2. Hubungan Manusia dengan Manusia
Manusia tidak akan sempurna bila hidup sendiri. Manusia akan menata hubungan dengan yang lainnya dengan bermasyarakat. Menurut Pudjiwati Sajogyo dalam Sosiologi Pembangunan, masyarakat pada umumnya dapat diklasifikasikan atas:
1. Kesatuan budaya dan keagamaan
2. Kesatuan pekerjaan /ekonomi.
3. Kesatuan politik.
Dalam budaya Bali yang penduduknya kebanyakan agama Hindu memperhatikan pembinaan keluarga mulai dari terbentuknya janin sampai meninggal penuh dengan upacara adat dan agama.
Sedangkan hubungan yang lebih besar dibidang budaya, politik, ekonomi dilaksanakan di atas kesatuan kelompok seperti banjar, sekeha, subak.
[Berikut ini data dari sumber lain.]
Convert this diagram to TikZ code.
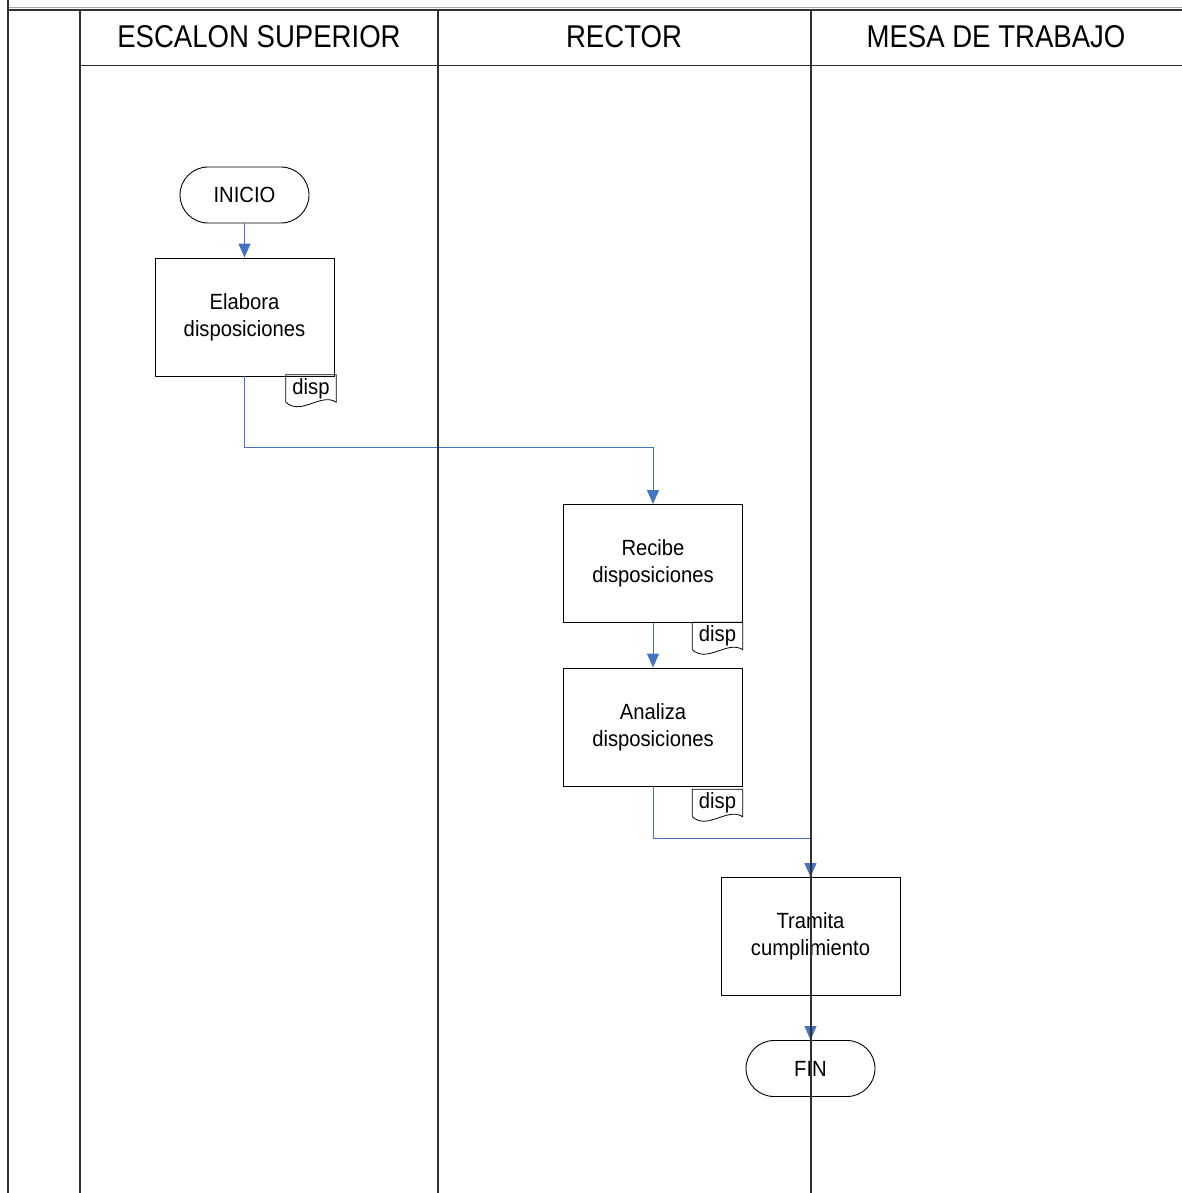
\documentclass[tikz,border=0pt]{standalone}
\usepackage{fontspec}
\setmainfont{Liberation Sans}
\newfontfamily\nodefont[FakeStretch=0.92]{Liberation Sans}
\newfontfamily\hdrfont[FakeStretch=0.875]{Liberation Sans}
\usetikzlibrary{arrows.meta,calc}
\definecolor{connblue}{HTML}{4472C4}
\definecolor{lanegray}{HTML}{303030}
\tikzset{
  lane/.style={draw=lanegray, line width=1.6pt},
  proc/.style={draw=black, line width=0.9pt, minimum width=179pt, minimum height=118pt, inner sep=0pt, align=center, font=\nodefont\fontsize{22}{27}\selectfont},
  term/.style={draw=black, line width=0.9pt, rounded corners=28pt, minimum width=129pt, minimum height=56pt, inner sep=0pt, font=\nodefont\fontsize{22}{27}\selectfont},
  docnode/.style={minimum width=50pt, minimum height=27pt, inner sep=0pt, font=\nodefont\fontsize{22}{24}\selectfont},
  conn/.style={draw=connblue, line width=1pt, -{Triangle[length=14pt,width=12pt]}},
  hdr/.style={font=\hdrfont\fontsize{31.5}{36}\selectfont, inner sep=0pt},
}
\begin{document}
\begin{tikzpicture}[x=1pt,y=-1pt]
\useasboundingbox (0,0) rectangle (1182,1193);
% header texts
\node[hdr] (h1) at (259,37) {ESCALON SUPERIOR};
\node[hdr] (h2) at (624,37) {RECTOR};
\node[hdr] (h3) at (996,37) {MESA DE TRABAJO};
% nodes
\node[term] (inicio) at (244.5,195) {INICIO};
\node[proc] (elab) at (244.5,317) {Elabora\\disposiciones};
\node[docnode] (d1) at (311,388.5) {disp};
\node[proc] (rec) at (653,563.5) {Recibe\\disposiciones};
\node[docnode] (d2) at (717.5,636) {disp};
\node[proc] (ana) at (653,727) {Analiza\\disposiciones};
\node[docnode] (d3) at (717.5,803) {disp};
\node[proc] (tram) at (810.5,936.5) {Tramita\\cumplimiento};
\node[term] (fin) at (810.5,1068.5) {FIN};
% document outlines
\foreach \n in {d1,d2,d3}{
  \draw[line width=0.8pt] (\n.south west) -- (\n.north west) -- (\n.north east) -- (\n.south east)
    .. controls +(-15,-10) and +(15,14) .. (\n.south west);
}
% connectors
\draw[conn] (inicio.south) -- (elab.north);
\draw[conn] (elab.south) -- ++(0,71) -| (rec.north);
\draw[conn] (rec.south) -- (ana.north);
\draw[conn] (ana.south) -- ++(0,52) -| (tram.north);
\draw[conn] (tram.south) -- (fin.north);
% frame and lanes
\draw[draw=gray!70, line width=0.8pt] (8,7) -- (1182,7);
\draw[lane] (8,10) -- (1182,10);
\draw[lane] (8,0) -- (8,1193);
\draw[lane] (80,10) -- (80,1193);
\draw[lane] (438,10) -- (438,1193);
\draw[lane] (811,10) -- (811,1193);
\draw[lane] (80,65.5) -- (1182,65.5);
\end{tikzpicture}
\end{document}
Dari kegiatan-kegiatan yang dilakukan dengan periode, sehari-hari, mingguan maupun tahunan, dalam perencanaan agar dipertimbangkan dengan sebaik-baiknya. Sebagai contoh dalam perencanaan kurang dipikirkan adanya ruang terbuka untuk menerima tamu pada saat pelaksanaan upacara pernikahan atau upacara besar lainya, maka upacara tersebut harus dilakukan di luar lingkungan perumahan yang biasanya membutuhkan dana yang lebih banyak.
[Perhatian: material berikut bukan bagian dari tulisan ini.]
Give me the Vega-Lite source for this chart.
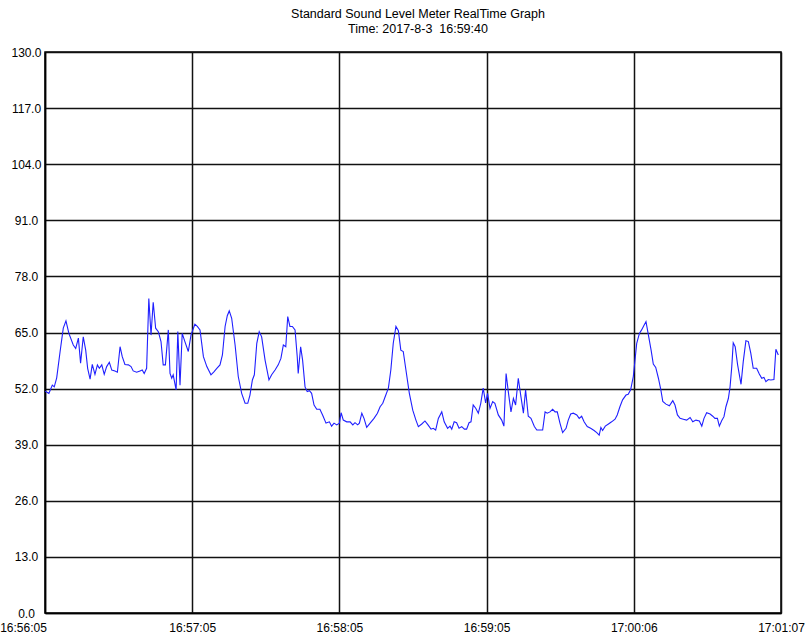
{
  "$schema": "https://vega.github.io/schema/vega-lite/v6.json",
  "width": 736,
  "height": 561,
  "autosize": {"type": "none"},
  "padding": {"left": 45, "top": 52, "right": 30, "bottom": 26},
  "background": "#ffffff",
  "title": {
    "text": ["Standard Sound Level Meter RealTime Graph", "Time: 2017-8-3\u00a0 16:59:40"],
    "font": "Liberation Sans",
    "fontSize": 12.5,
    "fontWeight": "normal",
    "color": "#000000",
    "anchor": "middle",
    "baseline": "bottom",
    "lineHeight": 15,
    "offset": -2,
    "dx": 5
  },
  "data": {
    "values": [
      {"t": 0, "db": 51.4}, {"t": 1.6, "db": 50.9}, {"t": 3.0, "db": 52.8}, {"t": 3.8, "db": 52.4},
      {"t": 4.8, "db": 54.5}, {"t": 6.2, "db": 60.6}, {"t": 7.5, "db": 66.0}, {"t": 8.6, "db": 67.7},
      {"t": 9.8, "db": 64.8}, {"t": 11.6, "db": 62.1}, {"t": 12.6, "db": 61.3}, {"t": 13.7, "db": 63.7},
      {"t": 14.6, "db": 57.9}, {"t": 15.7, "db": 64.0}, {"t": 16.7, "db": 60.9}, {"t": 17.5, "db": 56.7},
      {"t": 18.5, "db": 54.2}, {"t": 19.4, "db": 57.6}, {"t": 20.5, "db": 55.3}, {"t": 21.5, "db": 57.5},
      {"t": 22.3, "db": 56.7}, {"t": 23.3, "db": 57.5}, {"t": 24.3, "db": 55.3}, {"t": 25.3, "db": 57.1},
      {"t": 26.4, "db": 58.1}, {"t": 27.4, "db": 56.3}, {"t": 28.7, "db": 56.1}, {"t": 29.7, "db": 55.8},
      {"t": 30.8, "db": 61.7}, {"t": 31.7, "db": 59.4}, {"t": 32.8, "db": 57.6}, {"t": 34.2, "db": 57.5},
      {"t": 35.3, "db": 57.1}, {"t": 36.2, "db": 56.1}, {"t": 37.6, "db": 55.8}, {"t": 39.0, "db": 56.1},
      {"t": 39.9, "db": 56.3}, {"t": 40.7, "db": 55.5}, {"t": 41.7, "db": 56.7}, {"t": 42.6, "db": 72.9},
      {"t": 43.5, "db": 64.4}, {"t": 44.4, "db": 72.0}, {"t": 45.4, "db": 66.0}, {"t": 46.5, "db": 65.2},
      {"t": 47.6, "db": 62.9}, {"t": 48.5, "db": 57.5}, {"t": 49.4, "db": 57.5}, {"t": 50.6, "db": 65.6},
      {"t": 51.3, "db": 55.5}, {"t": 52.0, "db": 54.4}, {"t": 52.6, "db": 55.2}, {"t": 53.8, "db": 51.7},
      {"t": 54.5, "db": 65.2}, {"t": 55.4, "db": 52.8}, {"t": 56.3, "db": 64.8}, {"t": 57.4, "db": 62.9},
      {"t": 58.8, "db": 60.6}, {"t": 59.9, "db": 64.4}, {"t": 61.5, "db": 66.9}, {"t": 62.5, "db": 66.4},
      {"t": 63.6, "db": 65.6}, {"t": 65.0, "db": 59.4}, {"t": 66.4, "db": 57.1}, {"t": 68.1, "db": 55.2},
      {"t": 69.3, "db": 55.9}, {"t": 70.5, "db": 56.7}, {"t": 71.8, "db": 57.5}, {"t": 72.8, "db": 59.8},
      {"t": 73.9, "db": 66.4}, {"t": 74.8, "db": 68.9}, {"t": 75.6, "db": 70.0}, {"t": 76.6, "db": 68.3},
      {"t": 78.0, "db": 62.1}, {"t": 79.3, "db": 54.8}, {"t": 80.7, "db": 50.9}, {"t": 82.1, "db": 48.6},
      {"t": 83.2, "db": 48.6}, {"t": 84.1, "db": 50.5}, {"t": 85.1, "db": 54.0}, {"t": 85.9, "db": 55.2},
      {"t": 86.9, "db": 62.5}, {"t": 87.9, "db": 65.2}, {"t": 88.9, "db": 64.0}, {"t": 90.3, "db": 58.6},
      {"t": 91.9, "db": 54.0}, {"t": 93.0, "db": 55.2}, {"t": 94.4, "db": 56.3}, {"t": 95.7, "db": 57.5},
      {"t": 96.8, "db": 59.0}, {"t": 97.8, "db": 62.1}, {"t": 98.8, "db": 61.7}, {"t": 99.6, "db": 68.7},
      {"t": 100.5, "db": 66.4}, {"t": 101.5, "db": 66.4}, {"t": 102.6, "db": 65.6}, {"t": 103.5, "db": 59.4},
      {"t": 103.9, "db": 55.5}, {"t": 104.9, "db": 61.7}, {"t": 105.7, "db": 58.6}, {"t": 106.7, "db": 52.4},
      {"t": 107.6, "db": 51.3}, {"t": 108.5, "db": 51.5}, {"t": 109.4, "db": 50.9}, {"t": 110.4, "db": 48.2},
      {"t": 111.5, "db": 47.2}, {"t": 112.8, "db": 47.2}, {"t": 113.9, "db": 45.9}, {"t": 115.3, "db": 44.0},
      {"t": 116.7, "db": 44.3}, {"t": 117.6, "db": 43.3}, {"t": 118.6, "db": 44.0}, {"t": 119.7, "db": 43.6},
      {"t": 120.8, "db": 44.0}, {"t": 121.5, "db": 46.4}, {"t": 122.4, "db": 44.7}, {"t": 123.8, "db": 44.3},
      {"t": 125.2, "db": 44.3}, {"t": 126.3, "db": 43.6}, {"t": 127.2, "db": 44.1}, {"t": 128.3, "db": 43.6},
      {"t": 129.0, "db": 44.0}, {"t": 130.0, "db": 46.3}, {"t": 130.9, "db": 45.1}, {"t": 132.0, "db": 43.0},
      {"t": 133.4, "db": 44.0}, {"t": 135.0, "db": 45.1}, {"t": 136.4, "db": 46.3}, {"t": 137.5, "db": 47.8},
      {"t": 138.6, "db": 48.6}, {"t": 139.5, "db": 50.0}, {"t": 140.9, "db": 52.1}, {"t": 141.9, "db": 56.3},
      {"t": 142.9, "db": 62.5}, {"t": 144.0, "db": 66.4}, {"t": 145.0, "db": 65.4}, {"t": 146.0, "db": 60.9},
      {"t": 147.0, "db": 60.6}, {"t": 148.1, "db": 56.3}, {"t": 149.5, "db": 50.9}, {"t": 150.9, "db": 47.0},
      {"t": 152.2, "db": 44.7}, {"t": 153.2, "db": 43.2}, {"t": 154.6, "db": 43.8}, {"t": 155.9, "db": 44.5},
      {"t": 157.0, "db": 43.7}, {"t": 158.4, "db": 42.6}, {"t": 159.3, "db": 42.8}, {"t": 160.3, "db": 42.4},
      {"t": 161.4, "db": 45.1}, {"t": 162.8, "db": 46.6}, {"t": 163.8, "db": 44.3}, {"t": 165.2, "db": 42.8},
      {"t": 166.2, "db": 43.3}, {"t": 166.9, "db": 42.6}, {"t": 167.9, "db": 44.3}, {"t": 168.9, "db": 44.1},
      {"t": 169.9, "db": 42.8}, {"t": 171.0, "db": 43.2}, {"t": 172.1, "db": 42.6}, {"t": 173.0, "db": 42.6},
      {"t": 174.0, "db": 44.1}, {"t": 174.8, "db": 44.3}, {"t": 175.7, "db": 48.2}, {"t": 176.8, "db": 47.4},
      {"t": 177.8, "db": 46.3}, {"t": 178.8, "db": 48.6}, {"t": 179.8, "db": 52.1}, {"t": 180.8, "db": 48.7},
      {"t": 181.6, "db": 50.9}, {"t": 182.6, "db": 47.4}, {"t": 183.7, "db": 49.0}, {"t": 184.6, "db": 48.6},
      {"t": 186.0, "db": 45.9}, {"t": 187.4, "db": 44.7}, {"t": 188.3, "db": 43.3}, {"t": 189.2, "db": 55.5},
      {"t": 190.1, "db": 51.3}, {"t": 191.2, "db": 46.6}, {"t": 192.2, "db": 49.7}, {"t": 193.1, "db": 48.2},
      {"t": 194.2, "db": 54.4}, {"t": 195.3, "db": 50.1}, {"t": 196.3, "db": 46.3}, {"t": 197.2, "db": 51.7},
      {"t": 198.3, "db": 45.6}, {"t": 199.4, "db": 45.1}, {"t": 200.8, "db": 43.2}, {"t": 201.8, "db": 42.4},
      {"t": 203.1, "db": 42.4}, {"t": 204.2, "db": 42.4}, {"t": 205.2, "db": 46.6}, {"t": 206.1, "db": 46.3},
      {"t": 207.2, "db": 46.6}, {"t": 208.3, "db": 47.2}, {"t": 209.3, "db": 46.6}, {"t": 210.2, "db": 46.6},
      {"t": 211.3, "db": 44.0}, {"t": 212.4, "db": 41.8}, {"t": 213.8, "db": 42.8}, {"t": 214.7, "db": 44.7},
      {"t": 215.7, "db": 46.1}, {"t": 216.8, "db": 46.3}, {"t": 218.2, "db": 45.9}, {"t": 219.2, "db": 45.1},
      {"t": 220.2, "db": 45.6}, {"t": 221.2, "db": 44.3}, {"t": 222.5, "db": 43.2}, {"t": 223.9, "db": 42.8},
      {"t": 225.3, "db": 42.3}, {"t": 226.4, "db": 41.8}, {"t": 227.4, "db": 41.2}, {"t": 228.1, "db": 43.0},
      {"t": 228.8, "db": 42.3}, {"t": 229.9, "db": 43.3}, {"t": 231.2, "db": 43.8}, {"t": 232.5, "db": 44.3},
      {"t": 233.9, "db": 44.9}, {"t": 234.8, "db": 45.9}, {"t": 235.9, "db": 47.8}, {"t": 237.0, "db": 49.4},
      {"t": 238.4, "db": 50.5}, {"t": 239.3, "db": 50.7}, {"t": 240.3, "db": 51.7}, {"t": 241.4, "db": 54.8},
      {"t": 242.8, "db": 62.5}, {"t": 243.9, "db": 64.8}, {"t": 244.8, "db": 65.6}, {"t": 245.8, "db": 66.7},
      {"t": 246.6, "db": 67.5}, {"t": 247.6, "db": 64.4}, {"t": 248.7, "db": 60.9}, {"t": 249.6, "db": 57.7},
      {"t": 250.6, "db": 56.9}, {"t": 251.7, "db": 54.4}, {"t": 252.7, "db": 51.7}, {"t": 253.5, "db": 49.0},
      {"t": 254.8, "db": 48.4}, {"t": 256.2, "db": 48.0}, {"t": 257.6, "db": 49.2}, {"t": 258.5, "db": 48.2},
      {"t": 259.5, "db": 45.9}, {"t": 260.6, "db": 45.1}, {"t": 261.9, "db": 44.9}, {"t": 263.3, "db": 44.7},
      {"t": 264.7, "db": 45.3}, {"t": 265.8, "db": 44.3}, {"t": 267.1, "db": 44.7}, {"t": 268.5, "db": 44.5},
      {"t": 269.5, "db": 43.3}, {"t": 270.4, "db": 45.1}, {"t": 271.5, "db": 46.4}, {"t": 272.9, "db": 46.1},
      {"t": 274.0, "db": 45.6}, {"t": 274.9, "db": 45.1}, {"t": 275.9, "db": 45.1}, {"t": 276.7, "db": 43.3},
      {"t": 277.7, "db": 44.6}, {"t": 278.6, "db": 45.5}, {"t": 279.4, "db": 47.8}, {"t": 280.4, "db": 49.7},
      {"t": 281.1, "db": 52.4}, {"t": 281.8, "db": 57.1}, {"t": 282.4, "db": 62.6}, {"t": 283.2, "db": 61.7},
      {"t": 284.2, "db": 57.5}, {"t": 285.6, "db": 53.0}, {"t": 286.5, "db": 58.2}, {"t": 287.6, "db": 63.1},
      {"t": 288.6, "db": 62.9}, {"t": 289.6, "db": 60.2}, {"t": 290.6, "db": 56.7}, {"t": 292.0, "db": 56.7},
      {"t": 293.1, "db": 55.4}, {"t": 294.1, "db": 54.4}, {"t": 295.0, "db": 54.6}, {"t": 295.8, "db": 53.6},
      {"t": 296.8, "db": 54.1}, {"t": 297.8, "db": 54.0}, {"t": 299.1, "db": 54.1}, {"t": 299.9, "db": 61.1},
      {"t": 300.9, "db": 59.8}
    ]
  },
  "mark": {"type": "line", "color": "#1f1fff", "strokeWidth": 1.1, "clip": true},
  "encoding": {
    "x": {
      "field": "t",
      "type": "quantitative",
      "scale": {"domain": [0, 302], "nice": false, "zero": false},
      "axis": {
        "title": null,
        "values": [0, 60.4, 120.8, 181.2, 241.6, 302],
        "labelExpr": "['16:56:05','16:57:05','16:58:05','16:59:05','17:00:06','17:01:07'][round(datum.value/60.4)]",
        "ticks": false,
        "labelPadding": 9,
        "labelAlign": "center",
        "labelOffset": {"condition": {"test": "datum.value == 0", "value": -22}, "value": 0},
        "labelOverlap": false,
        "labelFlush": false,
        "labelBound": false
      }
    },
    "y": {
      "field": "db",
      "type": "quantitative",
      "scale": {"domain": [0, 130], "nice": false, "zero": true},
      "axis": {
        "title": null,
        "values": [0, 13, 26, 39, 52, 65, 78, 91, 104, 117, 130],
        "format": ".1f",
        "ticks": false,
        "labelAlign": "center",
        "labelPadding": 19,
        "labelOverlap": false,
        "labelFlush": false,
        "labelBound": false
      }
    }
  },
  "config": {
    "view": {"stroke": "#000000", "strokeWidth": 1.5},
    "axis": {
      "grid": true,
      "gridColor": "#111111",
      "gridWidth": 1.5,
      "gridOpacity": 1,
      "domainColor": "#000000",
      "domainWidth": 1.5,
      "labelFont": "Liberation Sans",
      "labelFontSize": 12,
      "labelColor": "#000000"
    }
  }
}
3. Hubungan Manusia dengan Lingkungan
Yang dimaksud dengan lingkungan mencakup sangat luas. Menurut Emil Salim dalam Lingkungan Hidup dan Pembangunan mengungkapkan bahwa lingkungan hidup dan pembangunan diartikan sebagai segala benda, kondisi dan pengaruh yang terdapat dalam ruang yang kita tempati dan mempengaruhi hal yang hidup termasuk kehidupan manusia.
Secara umum, lingkungan sering di klasifikasikan dalam:
1. Lingkungan Abiotik; yaitu lingkungan benda-benda mati seperti air, tanah, gas, api, dan gas energi yang terkandung didalamnya.
2. Lingkungan Biotik; yakni, flora, fauna, dan segala sesuatu yang memiliki zat hidup baik yang hidup di darat maupun di air.
3. Lingkungan cultural/kebudayaan yakni mencakup seluruh aktivitas manusia yang menempati dimensi ruang yang tidak terbatas.
Bangunan rumah dalam perumahan tradisional Bali perencanaanya memperhatikan lingkungan abiotik dengan menutup bangunan dengan tembok penyengker (tembok keliling), sedangkan tiap bangunan yang ada di dalamnya dibiarkan terbuka agar bisa memanfaatkan cahaya, udara, dengan leluasa dengan membuka ruang seluas mungkin yang bisa berorietasi ketengah (natah). Satu areal pekarangan pada rumah tradisional Bali pada umumnya dibagi atas tiga bagian yaitu bagian luan (atas) digunakan untuk tempat persembahyangan, bagian tengah untuk tempat tinggal sedangkan bagian teben (rendah) untuk menyimpan bahan-bahan yang tidak berguna lagi dan memelihara hewan. Pada setiap areal ini juga direncanakan tempat-tempat untuk tumbuh-tumbuhan yang bermanfaat untuk sarana upacara, kebutuhan rumah tangga maupun untuk obat-obatan. Dari segi kekuatan juga diperhatikan pemilihan bahan bangunan, juga disesuaikan dengan lingkungannya sebagai akibat dari posisi pulau Bali yang merupakan jalur gempa, maka bahan struktur lebih banyak dipertimbangkan menggunakan bahan-bahan yang lebih fleksibel, seperti kayu maupun bambu.
Dari segi keindahan bahan-bahan yang dipakai, bahan alamiah dengan warna aslinya, penempatannya juga diatur sesuai dengan logika seperti bahan yang memberi kesan yang ringan ditempatkan pada bagian atas sedangkan bahan yang kesannya berat ditempatkan pada bagian bawah dengan proporsi yang telah terencana. Hal-hal tersebut dapat memberi gambaran dan inspirasi untuk membantu perencanaan rumah dan perumahan untuk masa kini dan yang akan datang.